Objective: Print the listing from its top line through the line containing "import pandas as pd", nothing more, and leave out the pictures.

Given information:
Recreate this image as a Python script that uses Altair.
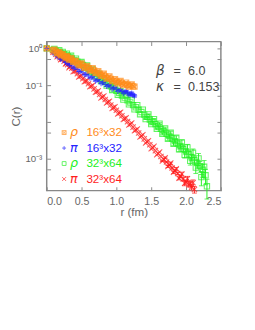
import altair as alt
import pandas as pd

# ---- data ----
# 16^3x32 lattice: on-axis and off-axis separations (fm)
r16 = [0.0, 0.09, 0.13, 0.16, 0.19, 0.21, 0.25, 0.28, 0.30, 0.33, 0.36, 0.40, 0.44,
       0.48, 0.52, 0.56, 0.60, 0.64, 0.68, 0.72, 0.76, 0.80, 0.84, 0.88, 0.92, 0.96,
       1.00, 1.04, 1.08, 1.12, 1.16, 1.20, 1.24]
r16b = [0.11, 0.15, 0.18, 0.20, 0.23, 0.27, 0.29, 0.32, 0.35, 0.38, 0.42, 0.46, 0.50,
        0.54, 0.58, 0.62, 0.66, 0.70, 0.74, 0.78, 0.82, 0.86, 0.90, 0.94, 0.98, 1.02,
        1.06, 1.10, 1.14, 1.18, 1.22, 1.26]
rho16 = [1.0, 0.891, 0.832, 0.759, 0.724, 0.676, 0.617, 0.589, 0.550, 0.513, 0.490,
         0.447, 0.398, 0.372, 0.339, 0.309, 0.288, 0.263, 0.251, 0.224, 0.204, 0.191,
         0.174, 0.158, 0.148, 0.135, 0.126, 0.120, 0.112, 0.107, 0.102, 0.098, 0.093]
rho16b = [0.923, 0.741, 0.794, 0.653, 0.692, 0.562, 0.617, 0.495, 0.543, 0.432, 0.457,
          0.355, 0.389, 0.299, 0.327, 0.251, 0.288, 0.216, 0.240, 0.180, 0.204, 0.151,
          0.172, 0.129, 0.146, 0.112, 0.130, 0.100, 0.117, 0.0912, 0.105, 0.0912]
pi16 = [1.0, 0.759, 0.676, 0.617, 0.562, 0.525, 0.468, 0.427, 0.398, 0.363, 0.331,
        0.295, 0.269, 0.240, 0.219, 0.195, 0.178, 0.162, 0.148, 0.135, 0.126, 0.115,
        0.105, 0.0977, 0.0891, 0.0832, 0.0776, 0.0724, 0.0676, 0.0646, 0.0617,
        0.0575, 0.0537]
pi16_err = [0]*28 + [0.05, 0.06, 0.06, 0.07, 0.08]
pi16b = [0.767, 0.596, 0.624, 0.507, 0.531, 0.412, 0.442, 0.351, 0.372, 0.288, 0.305,
         0.234, 0.248, 0.191, 0.204, 0.157, 0.170, 0.129, 0.143, 0.110, 0.120, 0.0923,
         0.102, 0.0785, 0.0881, 0.0684, 0.0767, 0.0603, 0.0692, 0.0543, 0.0610, 0.0513]
pi16b_err = [0]*27 + [0.05, 0.05, 0.06, 0.07, 0.08]

# 32^3x64 lattice
r32 = [0.0, 0.09, 0.13, 0.16, 0.19, 0.21, 0.25, 0.28, 0.30, 0.33, 0.36, 0.40, 0.44,
       0.48, 0.52, 0.56, 0.60, 0.64, 0.68, 0.72, 0.76, 0.80, 0.84, 0.88, 0.92, 0.96,
       1.00, 1.04, 1.08, 1.12, 1.16, 1.20, 1.24, 1.28, 1.32, 1.36, 1.40, 1.44, 1.48,
       1.52, 1.56, 1.60, 1.64, 1.68, 1.72, 1.76, 1.80, 1.84, 1.88, 1.92, 1.96, 2.00,
       2.04, 2.08, 2.12, 2.16, 2.20, 2.24, 2.28, 2.32]
r32b = [0.11, 0.15, 0.18, 0.20, 0.23, 0.27, 0.29, 0.32, 0.35, 0.38, 0.42, 0.46, 0.50,
        0.54, 0.58, 0.62, 0.66, 0.70, 0.74, 0.78, 0.82, 0.86, 0.90, 0.94, 0.98, 1.02,
        1.06, 1.10, 1.14, 1.18, 1.22, 1.26, 1.30, 1.34, 1.38, 1.42, 1.46, 1.50, 1.54,
        1.58, 1.62, 1.66, 1.70, 1.74, 1.78, 1.82, 1.86, 1.90, 1.94, 1.98, 2.02, 2.06,
        2.10, 2.14, 2.18, 2.22, 2.26, 2.30]
rho32 = [1.0, 0.912, 0.851, 0.813, 0.776, 0.741, 0.692, 0.646, 0.617, 0.575, 0.537,
         0.479, 0.437, 0.389, 0.355, 0.316, 0.282, 0.245, 0.214, 0.186, 0.162, 0.141,
         0.123, 0.107, 0.0933, 0.0813, 0.0708, 0.0617, 0.0525, 0.0457, 0.0389,
         0.0339, 0.0288, 0.0251, 0.0214, 0.0186, 0.0158, 0.0138, 0.0117, 0.0102,
         0.00871, 0.00759, 0.00646, 0.00562, 0.00479, 0.00417, 0.00355, 0.00302,
         0.00257, 0.00219, 0.00186, 0.00158, 0.00132, 0.00110, 0.000912, 0.000759,
         0.000631, 0.000501, 0.000355, 0.000282]
rho32_err = [0]*37 + [0.03, 0.03, 0.04, 0.04, 0.05, 0.05, 0.06, 0.07, 0.08, 0.09,
                      0.10, 0.11, 0.12, 0.14, 0.16, 0.18, 0.20, 0.23, 0.27, 0.32,
                      0.38, 0.45]
rho32b = [0.966, 0.759, 0.891, 0.676, 0.804, 0.589, 0.724, 0.525, 0.631, 0.452, 0.525,
          0.359, 0.427, 0.292, 0.343, 0.229, 0.269, 0.174, 0.204, 0.129, 0.155, 0.0977,
          0.120, 0.0741, 0.0912, 0.0550, 0.0684, 0.0407, 0.0519, 0.0302, 0.0385,
          0.0219, 0.0285, 0.0162, 0.0216, 0.0120, 0.0160, 0.00871, 0.0119, 0.00646,
          0.00902, 0.00479, 0.00668, 0.00347, 0.00507, 0.00254, 0.00376, 0.00180,
          0.00279, 0.00127, 0.00204, 0.000871, 0.00145, 0.000575, 0.00102, 0.000316,
          0.000603, 0.000178]
rho32b_err = [0]*35 + [0.03, 0.03, 0.04, 0.04, 0.05, 0.06, 0.07, 0.08, 0.09, 0.10,
                       0.11, 0.12, 0.14, 0.16, 0.18, 0.20, 0.23, 0.27, 0.31, 0.36,
                       0.42, 0.48, 0.55]
pi32 = [1.0, 0.794, 0.692, 0.631, 0.562, 0.513, 0.447, 0.398, 0.363, 0.324, 0.288,
        0.240, 0.204, 0.174, 0.151, 0.129, 0.110, 0.0933, 0.0794, 0.0661, 0.0562,
        0.0479, 0.0407, 0.0347, 0.0288, 0.0245, 0.0209, 0.0174, 0.0148, 0.0123,
        0.0102, 0.00871, 0.00724, 0.00603, 0.00501, 0.00417, 0.00347, 0.00288,
        0.00240, 0.00200, 0.00166, 0.00138, 0.00115, 0.000955, 0.000813, 0.000676,
        0.000562, 0.000468, 0.000398, 0.000331, 0.000282, 0.000234, 0.000200,
        0.000170, 0.000145]
pi32_err = [0]*44 + [0.04, 0.05, 0.06, 0.07, 0.08, 0.09, 0.11, 0.13, 0.15, 0.17, 0.2]
pi32b = [0.794, 0.596, 0.646, 0.490, 0.525, 0.376, 0.417, 0.299, 0.339, 0.234, 0.248,
         0.168, 0.182, 0.124, 0.133, 0.0902, 0.0989, 0.0646, 0.0700, 0.0452, 0.0507,
         0.0327, 0.0363, 0.0232, 0.0260, 0.0166, 0.0184, 0.0117, 0.0129, 0.00822,
         0.00933, 0.00575, 0.00646, 0.00389, 0.00447, 0.00269, 0.00309, 0.00186,
         0.00219, 0.00129, 0.00151, 0.000871, 0.00106, 0.000617, 0.000759, 0.000427,
         0.000531, 0.000295, 0.000385, 0.000214, 0.000285, 0.000207, 0.000221]
pi32b_err = [0]*41 + [0.04, 0.05, 0.06, 0.07, 0.08, 0.09, 0.10, 0.12, 0.14, 0.16,
                      0.18, 0.20]

series = ["rho16", "pi16", "rho32", "pi32"]
colors = ["#ff8c1a", "#2424ff", "#22f022", "#ff1e1e"]
greek = ["ρ", "π", "ρ", "π"]
lattice = ["16³x32", "16³x32", "32³x64", "32³x64"]
shapes = [
    "M-1,-1L1,-1L1,1L-1,1Z M-1,-1L1,1 M1,-1L-1,1",
    "M-1,0L1,0 M0,-1L0,1",
    "M-1,-1L1,-1L1,1L-1,1Z",
    "M-1,-1L1,1 M1,-1L-1,1",
]

x_ticks = [0.0, 0.5, 1.0, 1.5, 2.0, 2.5]
y_ticks = [1, 0.5, 0.1, 0.05, 0.01, 0.005, 0.001, 0.0005]
beta_kappa = [("β", "6.0"), ("κ", "0.153")]

rows = []
sets = [
    ("rho16", r16, rho16, [0]*len(r16)),
    ("rho16", r16b, rho16b, [0]*len(r16b)),
    ("pi16", r16, pi16, pi16_err),
    ("pi16", r16b, pi16b, pi16b_err),
    ("rho32", r32, rho32, rho32_err),
    ("rho32", r32b, rho32b, rho32b_err),
    ("pi32", r32[:len(pi32)], pi32, pi32_err),
    ("pi32", r32b[:len(pi32b)], pi32b, pi32b_err),
]
order = {s: i for i, s in enumerate(series)}
for name, rr, cc, ee in sets:
    for r, c, e in zip(rr, cc, ee):
        rows.append({"series": name, "order": order[name], "r": r, "C": c,
                     "lo": c * (1 - e), "hi": c * (1 + e), "err": e})
df = pd.DataFrame(rows)
df_err = df[df["err"] > 0]

x_dom = [0.0, 2.5]
y_dom = [1.355e-4, 1.53]
FONT = "Liberation Sans"
GRAY = "#666666"

xs = alt.Scale(domain=x_dom, nice=False, zero=False)
ys = alt.Scale(type="log", domain=y_dom, nice=False)
col = alt.Scale(domain=series, range=colors)
shp = alt.Scale(domain=series, range=shapes)

x_axis = alt.Axis(values=x_ticks, format=".1f", title="r  (fm)", grid=False,
                  domain=False, offset=-4, tickSize=4, tickColor="#888",
                  labelPadding=5, labelFontSize=11, labelColor=GRAY,
                  labelFont=FONT, titleFont=FONT, titleFontSize=12,
                  titleFontWeight="normal", titleColor=GRAY, titlePadding=1)
y_axis = alt.Axis(values=y_ticks, grid=False, domain=False, offset=-4,
                  tickSize=4, tickColor="#888", labelPadding=5,
                  labelFontSize=10, labelColor=GRAY, labelFont=FONT,
                  labelExpr="datum.value == 1 ? '10⁰' : datum.value == 0.1 ? '10⁻¹' : datum.value == 0.001 ? '10⁻³' : ''",
                  title="C(r)", titleFont=FONT, titleFontSize=12,
                  titleFontWeight="normal", titleColor=GRAY, titlePadding=3)

points = alt.Chart(df).mark_point(size=30, strokeWidth=1.1, filled=False).encode(
    x=alt.X("r:Q", scale=xs, axis=x_axis),
    y=alt.Y("C:Q", scale=ys, axis=y_axis),
    color=alt.Color("series:N", scale=col, legend=None),
    shape=alt.Shape("series:N", scale=shp, legend=None),
    order=alt.Order("order:Q", sort="descending"),
)

bars = alt.Chart(df_err).mark_rule(strokeWidth=1).encode(
    x=alt.X("r:Q", scale=xs, axis=None), y=alt.Y("lo:Q", scale=ys, axis=None), y2="hi:Q",
    color=alt.Color("series:N", scale=col, legend=None),
)
cap_lo = alt.Chart(df_err).mark_tick(orient="horizontal", size=5, thickness=1).encode(
    x=alt.X("r:Q", scale=xs, axis=None), y=alt.Y("lo:Q", scale=ys, axis=None),
    color=alt.Color("series:N", scale=col, legend=None),
)
cap_hi = alt.Chart(df_err).mark_tick(orient="horizontal", size=5, thickness=1).encode(
    x=alt.X("r:Q", scale=xs, axis=None), y=alt.Y("hi:Q", scale=ys, axis=None),
    color=alt.Color("series:N", scale=col, legend=None),
)

# mirrored ticks (top / right)
frame = alt.Chart(pd.DataFrame({"r": [1.0], "C": [0.1]})).mark_point(opacity=0).encode(
    x=alt.X("r:Q", scale=xs, axis=alt.Axis(orient="top", values=x_ticks, labels=False,
                                           title="", grid=False, domain=False,
                                           offset=-4, tickSize=4, tickColor="#888")),
    y=alt.Y("C:Q", scale=ys, axis=alt.Axis(orient="right", values=y_ticks, labels=False,
                                           title="", grid=False, domain=False,
                                           offset=-4, tickSize=4, tickColor="#888")),
)

layers = [bars, cap_lo, cap_hi, points, frame]

# legend (inside the plot)
leg_y = [94, 110, 126, 142]
for i, s in enumerate(series):
    one = pd.DataFrame({"series": [s], "greek": [greek[i]], "lat": [lattice[i]]})
    layers.append(alt.Chart(one).mark_point(size=16, strokeWidth=1, filled=False).encode(
        x=alt.value(18), y=alt.value(leg_y[i]),
        color=alt.Color("series:N", scale=col, legend=None),
        shape=alt.Shape("series:N", scale=shp, legend=None)))
    layers.append(alt.Chart(one).mark_text(align="left", baseline="middle", fontSize=13,
                                           font="DejaVu Sans", fontStyle="italic").encode(
        x=alt.value(24), y=alt.value(leg_y[i]), text="greek:N",
        color=alt.Color("series:N", scale=col, legend=None)))
    layers.append(alt.Chart(one).mark_text(align="left", baseline="middle", fontSize=12,
                                           font=FONT).encode(
        x=alt.value(41), y=alt.value(leg_y[i]), text="lat:N",
        color=alt.Color("series:N", scale=col, legend=None)))

bk_y = [30, 47]
for i, (sym, val) in enumerate(beta_kappa):
    one = pd.DataFrame({"sym": [sym], "val": [val]})
    layers.append(alt.Chart(one).mark_text(align="left", baseline="middle", fontSize=14,
                                           font="DejaVu Sans", fontStyle="italic",
                                           color="#444").encode(
        x=alt.value(113), y=alt.value(bk_y[i]), text="sym:N"))
    layers.append(alt.Chart(one).mark_text(align="left", baseline="middle", fontSize=13,
                                           font=FONT, color="#444").encode(
        x=alt.value(131), y=alt.value(bk_y[i]), text=alt.value("=")))
    layers.append(alt.Chart(one).mark_text(align="left", baseline="middle", fontSize=13,
                                           font=FONT, color="#444").encode(
        x=alt.value(146), y=alt.value(bk_y[i]), text="val:N"))

chart = alt.layer(*layers).resolve_axis(x="independent", y="independent").properties(
    width=180, height=154,
    padding={"left": 40, "top": 30, "right": 27, "bottom": 100},
    autosize=alt.AutoSizeParams(type="none"),
).configure_view(stroke="#888888", strokeWidth=1.5)

chart.save("out.html", embed_options={"renderer": "svg", "actions": False})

Output below:
Recreate this image as a Python script that uses Altair.
import altair as alt
import pandas as pd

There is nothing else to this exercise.